## Recorded data
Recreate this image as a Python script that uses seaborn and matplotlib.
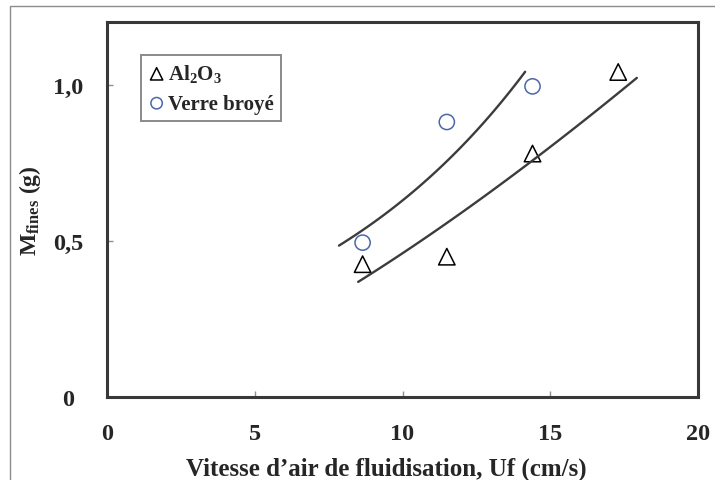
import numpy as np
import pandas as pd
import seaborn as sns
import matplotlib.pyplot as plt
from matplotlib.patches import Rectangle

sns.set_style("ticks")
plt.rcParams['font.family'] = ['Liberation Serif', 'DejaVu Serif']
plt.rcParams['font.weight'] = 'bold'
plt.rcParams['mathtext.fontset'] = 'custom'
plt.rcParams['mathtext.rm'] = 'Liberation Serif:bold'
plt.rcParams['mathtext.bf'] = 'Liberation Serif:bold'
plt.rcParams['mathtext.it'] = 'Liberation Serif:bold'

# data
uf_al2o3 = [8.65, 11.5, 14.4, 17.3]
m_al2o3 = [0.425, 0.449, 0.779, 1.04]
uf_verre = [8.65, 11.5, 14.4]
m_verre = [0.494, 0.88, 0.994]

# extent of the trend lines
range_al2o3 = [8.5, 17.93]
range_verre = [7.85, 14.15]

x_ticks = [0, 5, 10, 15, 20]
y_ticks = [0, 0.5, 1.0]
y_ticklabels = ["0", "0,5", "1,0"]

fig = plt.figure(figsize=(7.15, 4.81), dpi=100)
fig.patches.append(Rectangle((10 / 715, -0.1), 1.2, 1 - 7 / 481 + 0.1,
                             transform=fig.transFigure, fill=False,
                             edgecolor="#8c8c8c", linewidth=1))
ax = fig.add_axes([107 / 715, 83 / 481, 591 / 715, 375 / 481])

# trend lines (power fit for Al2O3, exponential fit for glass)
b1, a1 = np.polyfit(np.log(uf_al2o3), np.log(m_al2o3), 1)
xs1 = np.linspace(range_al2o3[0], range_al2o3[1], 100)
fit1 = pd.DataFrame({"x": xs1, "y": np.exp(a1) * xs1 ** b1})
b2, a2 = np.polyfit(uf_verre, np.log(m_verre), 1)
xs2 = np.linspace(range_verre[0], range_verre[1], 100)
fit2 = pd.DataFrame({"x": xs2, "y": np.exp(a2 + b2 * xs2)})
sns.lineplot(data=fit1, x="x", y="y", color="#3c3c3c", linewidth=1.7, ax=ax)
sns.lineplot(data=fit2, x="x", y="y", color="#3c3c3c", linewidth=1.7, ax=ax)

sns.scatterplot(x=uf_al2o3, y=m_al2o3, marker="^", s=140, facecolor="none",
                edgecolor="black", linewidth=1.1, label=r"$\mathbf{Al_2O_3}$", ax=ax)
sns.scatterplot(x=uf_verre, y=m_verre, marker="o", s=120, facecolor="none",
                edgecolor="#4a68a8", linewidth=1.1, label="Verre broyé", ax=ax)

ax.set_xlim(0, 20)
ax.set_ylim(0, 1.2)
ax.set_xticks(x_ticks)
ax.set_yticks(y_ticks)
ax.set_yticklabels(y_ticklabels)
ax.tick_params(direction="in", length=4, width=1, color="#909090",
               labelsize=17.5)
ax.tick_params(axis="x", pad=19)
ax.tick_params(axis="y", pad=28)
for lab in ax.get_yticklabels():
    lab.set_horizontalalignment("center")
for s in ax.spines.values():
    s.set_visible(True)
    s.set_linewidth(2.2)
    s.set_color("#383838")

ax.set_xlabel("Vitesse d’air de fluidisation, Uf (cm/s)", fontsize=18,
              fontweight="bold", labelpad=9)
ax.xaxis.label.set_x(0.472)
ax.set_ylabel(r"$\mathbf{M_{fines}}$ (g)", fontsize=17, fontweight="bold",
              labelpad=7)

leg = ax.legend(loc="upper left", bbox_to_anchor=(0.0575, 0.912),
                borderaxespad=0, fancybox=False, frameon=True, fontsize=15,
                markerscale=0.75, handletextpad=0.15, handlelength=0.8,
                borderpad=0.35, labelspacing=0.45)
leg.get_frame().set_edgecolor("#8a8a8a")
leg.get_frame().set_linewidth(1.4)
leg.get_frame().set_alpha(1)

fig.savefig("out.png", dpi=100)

## Aim of the task
All of the material above is to be copied exactly, except for its images.

## Solved problem
Recreate this image as a Python script that uses seaborn and matplotlib.
import numpy as np
import pandas as pd
import seaborn as sns
import matplotlib.pyplot as plt
from matplotlib.patches import Rectangle

sns.set_style("ticks")
plt.rcParams['font.family'] = ['Liberation Serif', 'DejaVu Serif']
plt.rcParams['font.weight'] = 'bold'
plt.rcParams['mathtext.fontset'] = 'custom'
plt.rcParams['mathtext.rm'] = 'Liberation Serif:bold'
plt.rcParams['mathtext.bf'] = 'Liberation Serif:bold'
plt.rcParams['mathtext.it'] = 'Liberation Serif:bold'

# data
uf_al2o3 = [8.65, 11.5, 14.4, 17.3]
m_al2o3 = [0.425, 0.449, 0.779, 1.04]
uf_verre = [8.65, 11.5, 14.4]
m_verre = [0.494, 0.88, 0.994]

# extent of the trend lines
range_al2o3 = [8.5, 17.93]
range_verre = [7.85, 14.15]

x_ticks = [0, 5, 10, 15, 20]
y_ticks = [0, 0.5, 1.0]
y_ticklabels = ["0", "0,5", "1,0"]

fig = plt.figure(figsize=(7.15, 4.81), dpi=100)
fig.patches.append(Rectangle((10 / 715, -0.1), 1.2, 1 - 7 / 481 + 0.1,
                             transform=fig.transFigure, fill=False,
                             edgecolor="#8c8c8c", linewidth=1))
ax = fig.add_axes([107 / 715, 83 / 481, 591 / 715, 375 / 481])

# trend lines (power fit for Al2O3, exponential fit for glass)
b1, a1 = np.polyfit(np.log(uf_al2o3), np.log(m_al2o3), 1)
xs1 = np.linspace(range_al2o3[0], range_al2o3[1], 100)
fit1 = pd.DataFrame({"x": xs1, "y": np.exp(a1) * xs1 ** b1})
b2, a2 = np.polyfit(uf_verre, np.log(m_verre), 1)
xs2 = np.linspace(range_verre[0], range_verre[1], 100)
fit2 = pd.DataFrame({"x": xs2, "y": np.exp(a2 + b2 * xs2)})
sns.lineplot(data=fit1, x="x", y="y", color="#3c3c3c", linewidth=1.7, ax=ax)
sns.lineplot(data=fit2, x="x", y="y", color="#3c3c3c", linewidth=1.7, ax=ax)

sns.scatterplot(x=uf_al2o3, y=m_al2o3, marker="^", s=140, facecolor="none",
                edgecolor="black", linewidth=1.1, label=r"$\mathbf{Al_2O_3}$", ax=ax)
sns.scatterplot(x=uf_verre, y=m_verre, marker="o", s=120, facecolor="none",
                edgecolor="#4a68a8", linewidth=1.1, label="Verre broyé", ax=ax)

ax.set_xlim(0, 20)
ax.set_ylim(0, 1.2)
ax.set_xticks(x_ticks)
ax.set_yticks(y_ticks)
ax.set_yticklabels(y_ticklabels)
ax.tick_params(direction="in", length=4, width=1, color="#909090",
               labelsize=17.5)
ax.tick_params(axis="x", pad=19)
ax.tick_params(axis="y", pad=28)
for lab in ax.get_yticklabels():
    lab.set_horizontalalignment("center")
for s in ax.spines.values():
    s.set_visible(True)
    s.set_linewidth(2.2)
    s.set_color("#383838")

ax.set_xlabel("Vitesse d’air de fluidisation, Uf (cm/s)", fontsize=18,
              fontweight="bold", labelpad=9)
ax.xaxis.label.set_x(0.472)
ax.set_ylabel(r"$\mathbf{M_{fines}}$ (g)", fontsize=17, fontweight="bold",
              labelpad=7)

leg = ax.legend(loc="upper left", bbox_to_anchor=(0.0575, 0.912),
                borderaxespad=0, fancybox=False, frameon=True, fontsize=15,
                markerscale=0.75, handletextpad=0.15, handlelength=0.8,
                borderpad=0.35, labelspacing=0.45)
leg.get_frame().set_edgecolor("#8a8a8a")
leg.get_frame().set_linewidth(1.4)
leg.get_frame().set_alpha(1)

fig.savefig("out.png", dpi=100)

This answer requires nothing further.